Legal clinics, especially those that engage with human rights, criminal justice, and vulnerable groups, are often described as the ideal model. At NLSIU, we have embarked on an ambitious programme that involves starting several legal clinics around various themes, such as criminal justice, labour rights, and child rights. How do you see the role of students within a clinical education framework?

I’ve always believed that legal clinics offer something uniquely transformative. Students often come into law school with a certain abstract idealism and working in a legal clinic grounds them. It makes them realise that they need something more than just a desire to do good and what it feels like to work with real clients. They should experience that reaffirmation and grounding before picking up potentially bad litigation habits, which tend to get passed on informally in traditional practice. In a legal clinic housed within an academic environment, teaching becomes more intentional. Faculty can take the time to supervise students properly, which is not possible after students graduate and get into legal practice.

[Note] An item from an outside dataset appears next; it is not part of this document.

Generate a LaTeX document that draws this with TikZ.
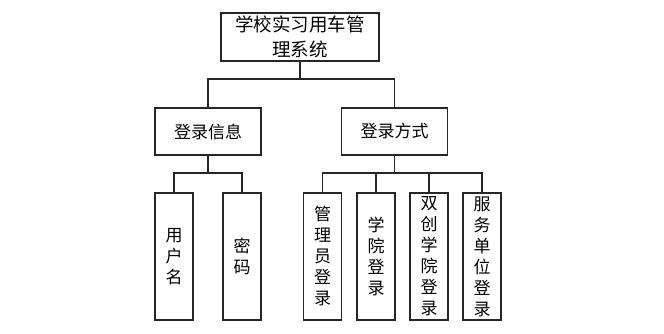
\documentclass[tikz,border=0pt]{standalone}
\usepackage{fontspec}
\setmainfont{Noto Sans CJK SC}
\begin{document}
\begin{tikzpicture}[x=1pt,y=-1pt,
  box/.style={draw=black!85, line width=1.1pt, inner sep=0pt, align=center},
  topbox/.style={box, minimum width=158pt, minimum height=48pt, font=\fontsize{18.5}{25}\selectfont},
  midbox/.style={box, minimum width=106pt, minimum height=47pt, font=\fontsize{17}{21}\selectfont},
  leaf/.style={box, minimum width=38pt, minimum height=127pt, font=\fontsize{17}{21}\selectfont},
  conn/.style={draw=black!85, line width=1.1pt}]
\useasboundingbox (0,0) rectangle (664,334);
\node[topbox] (top) at (300,37) {学校实习用车管\\理系统};
\node[midbox] (ml) at (208,131.5) {登录信息};
\node[midbox] (mr) at (394.5,131.5) {登录方式};
\node[leaf] (l1) at (174,256.5) {用\\户\\名};
\node[leaf] (l2) at (242,256.5) {密\\码};
\node[leaf] (l3) at (322.5,256.5) {管\\理\\员\\登\\录};
\node[leaf] (l4) at (376,256.5) {学\\院\\登\\录};
\node[leaf] (l5) at (429,256.5) {双\\创\\学\\院\\登\\录};
\node[leaf] (l6) at (482,256.5) {服\\务\\单\\位\\登\\录};
\coordinate (b1) at (300,79);
\coordinate (b2) at (208,173);
\coordinate (b3) at (394.5,173);
\draw[conn] (top.south) -- (b1);
\draw[conn] (ml.north) -- (ml.north |- b1) -- (mr.north |- b1) -- (mr.north);
\draw[conn] (ml.south) -- (b2);
\draw[conn] (l1.north) -- (l1.north |- b2) -- (l2.north |- b2) -- (l2.north);
\draw[conn] (mr.south) -- (b3);
\draw[conn] (l3.north) -- (l3.north |- b3) -- (l6.north |- b3) -- (l6.north);
\draw[conn] (l4.north) -- (l4.north |- b3);
\draw[conn] (l5.north) -- (l5.north |- b3);
\end{tikzpicture}
\end{document}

How is a legal clinic structured in Singapore, and can students be part of casework?

We’re still evolving, but generally, having a legal clinic is excellent for both students and the institution. In certain models, students can be part of casework. In others, the scope for student participation is limited. For example, in our own legal clinic, it is currently structured around oral advice only. Volunteer lawyers serve at the legal clinic, and students only register the applicant and take notes during the consultation with the lawyer.

This interview has been transcribed by Mudra Mehta, a second year BA LLB (Honours) student at NLSIU.

Chan Wing Cheong is Professor of Law at Yong Pung How School of Law, Singapore Management University.

Siddharth Narrain is Assistant Professor of Law, NLSIU.